Turning Groceries Into Credit: A New Frontier in Lending
Grocery purchase data can accurately predict how likely people without a traditional credit score are to default on a loan.
Based on research by Jung Youn Lee, Joonhyuk Yang (Notre Dame) and Eric Anderson (Northwestern)
This could be a win-win scenario for both consumers and lenders. “People excluded from the traditional credit system gain access to loans,” Lee says, “and lenders become more profitable by approving more creditworthy people.”
- Grocery purchase data can accurately predict credit risk for individuals without traditional credit scores, potentially broadening the pool of qualified loan applicants.
- Incorporating grocery data into credit risk assessments can expand a lender’s customer base by enabling them to approve more creditworthy applicants without traditional credit scores.
- While utilizing grocery data for credit decisions could improve access to loans, privacy concerns necessitate that consumers have the option to opt-in rather than be automatically enrolled.
Millions of consumers who apply for a loan to buy a house or car or start a business can’t qualify — even if they’re likely to pay it back. That’s because many lack a key piece of financial information: a credit score.
The problem isn’t just isolated to emerging economies. Exclusion from the financial system is a major issue in the United States, too, where some 45 million adults may be denied access to loans because they don’t have a credit history and are “credit invisible.”
To improve access to loans and peoples’ economic mobility, lenders have started looking into alternative data sources to assess a loan applicant’s risk of defaulting. These include bank account transactions and on-time rental, utility and mobile phone payments.
A new article by Rice Business assistant professor of marketing Jung Youn Lee and colleagues from Notre Dame and Northwestern identifies an even more widespread data source that could broaden the pool of qualified applicants: grocery store receipts.
As metrics for predicting credit risk, the researchers found that the types of food, drinks and other products consumers buy, and how they buy them, are just as good as a traditional credit score.
“There could be privacy concerns when you think about it in practice,” Lee says, “so the consumer should really have the option and be empowered to do it.” One approach could be to let consumers opt in to a lender looking at their grocery data as a second chance at approval rather than automatically enrolling them and offering an opt-out.
To arrive at their findings, the researchers analyzed grocery transaction data from a multinational conglomerate headquartered in a Middle Eastern country that owns a credit card issuer and a large-scale supermarket chain. Many people in the country are unbanked. They merged the supermarket’s loyalty card data and issuer’s credit card spending and payment history numbers, resulting in data on 30,089 consumers from January 2017 to June 2019. About half had a credit score, 81% always paid their credit card bills on time, 12% missed payments periodically, and 7% defaulted.
The researchers first created a model to establish a connection between grocery purchasing behavior and credit risk.

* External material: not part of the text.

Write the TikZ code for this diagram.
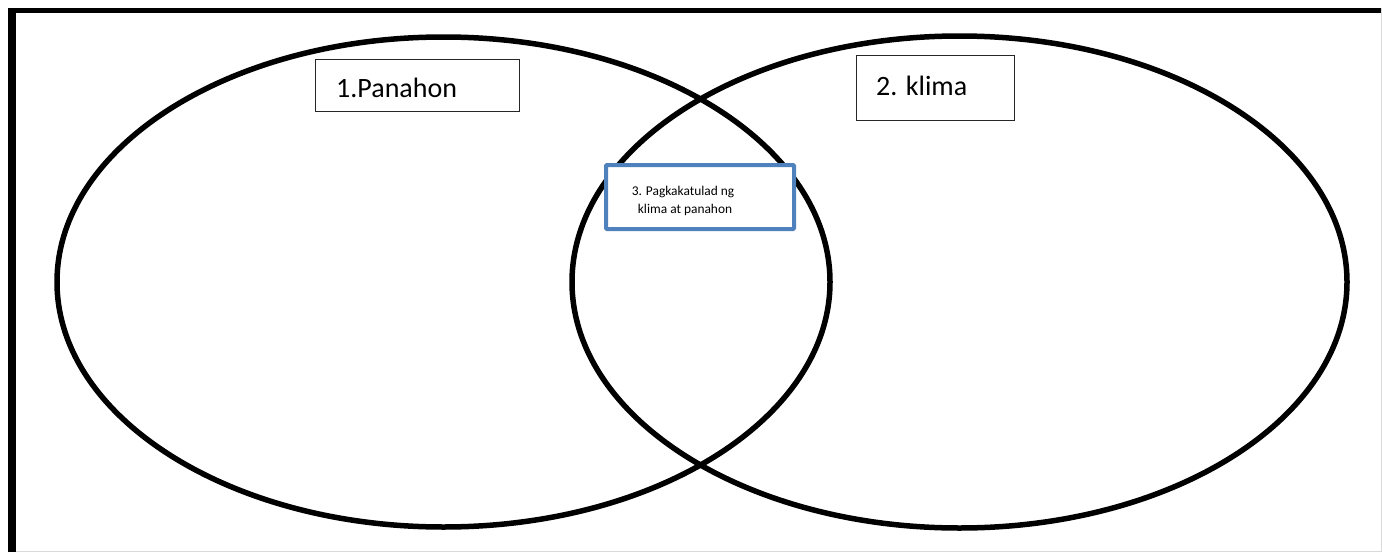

They found that people who bought healthy foods like fresh milk, yogurt and fruits and vegetables were more likely to pay their bills on time, while shoppers who purchased cigarettes, energy drinks and canned meat tended to miss payments. This held true for “observationally equivalent” individuals — those with similar income, occupation, employment status and number of dependents. In other words, when two people look demographically identical, the study still finds that they have different credit risks.
People’s grocery-buying behaviors play a factor in their likelihood to pay their bills on time, too. For example, cardholders who consistently paid their credit card bill on time were more likely to shop on the same day of the week, spend similar amounts across months and buy the same brands and product categories.
The researchers then built two credit-scoring predictive algorithms to simulate a lender’s decision of whether or not to approve a credit card applicant. One excludes grocery data inputs, and the other includes them (in addition to standard data). Incorporating grocery data into their decision-making process improved risk assessment of an applicant by a factor of 3.11% to 7.66%.
Furthermore, the lender in the simulation experienced a 1.46% profit increase when the researchers implemented a two-stage decision-making process — first, screening applicants using only standard data, then adding grocery data as an additional layer.
One caveat to these findings, Lee and her colleagues warn, is that the benefit of grocery data falls sharply as traditional credit scores or relationship-specific credit histories become available. This suggests the data could be most helpful for consumers new to credit.
Overall, however, this could be a win-win scenario for both consumers and lenders. “People excluded from the traditional credit system gain access to loans,” Lee says, “and lenders become more profitable by approving more creditworthy people.”